Pao and I always thought, “OK, in time, we’d stabilize.”

Uhm, no.

What we’ve discovered instead is that every year is different. Vastly different. The moment we’d think that, okay, steady na tayo, let’s just stick with this, the market throws us a curveball and forces us to change things. Twice, we’ve decided to kill off certain services, only to have a huge company come and ask us for exactly those services. When it happened a second time, we even joked that the best way to make a business line profitable is by killing it off. Once, we were excited to bring out this new retention tool in the market. We made a big launch and started getting new clients. In a few months however, the recession came out of nowhere. Retention was the last thing on our clients’ minds, and one by one, our clients pulled out.

Bring it on!

Running a startup involves navigating your firm through a sea of constant change.
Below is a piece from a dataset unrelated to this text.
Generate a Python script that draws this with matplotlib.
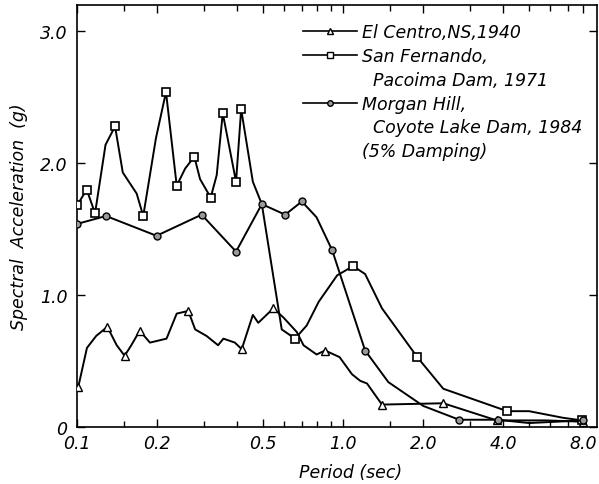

So, while there’s always that huge problem which can sometimes threaten your very existence, thank God there are always even more opportunities to seize and take advantage of.

Yep, it isn’t for the faint of heart, but hey, you can bet it’s so much more exciting – and gratifying – than being a cog in the machine.

6) You need to pump money into traditional advertising

For years, I would always bemoan the fact that most of our clients came from word-of-mouth. I would always say, “imagine if we did active marketing instead of…nothing” And I would dream of big marketing campaigns – but couldn’t do it either because of a lack of time, a lack of budget, or both.

Eventually, we did direct marketing campaigns and sent an untold number of letters and email to potential customers. For all the time, money, and effort this necessitated, we got meager results – we got very few clients through this route. I then realized when I was in corporate I would just shred unopened sales letters, and delete sales emails before I read them. I hated spam.

In the meantime however, the “nothing” marketing strategy was churning out client after client. There would be phone calls from strangers referred by people we worked with, even people whom we didn’t work with, but with whom we shared an interaction or two with. Our biggest clients are almost all from referrals.

It turns out, it wasn’t “nothing” at all. The good work we poured in with our current clients – the service levels, the innovation, how we made it easy for people to relate and work with us – created ripples we never realized were spreading. In 2011, we spent I think the least amount on traditional marketing as we have had in the last 4 years, yet, this year is shaping up to be our best revenue year ever, by far. This has really made me reevaluate what I think I know about marketing. The rules are changing.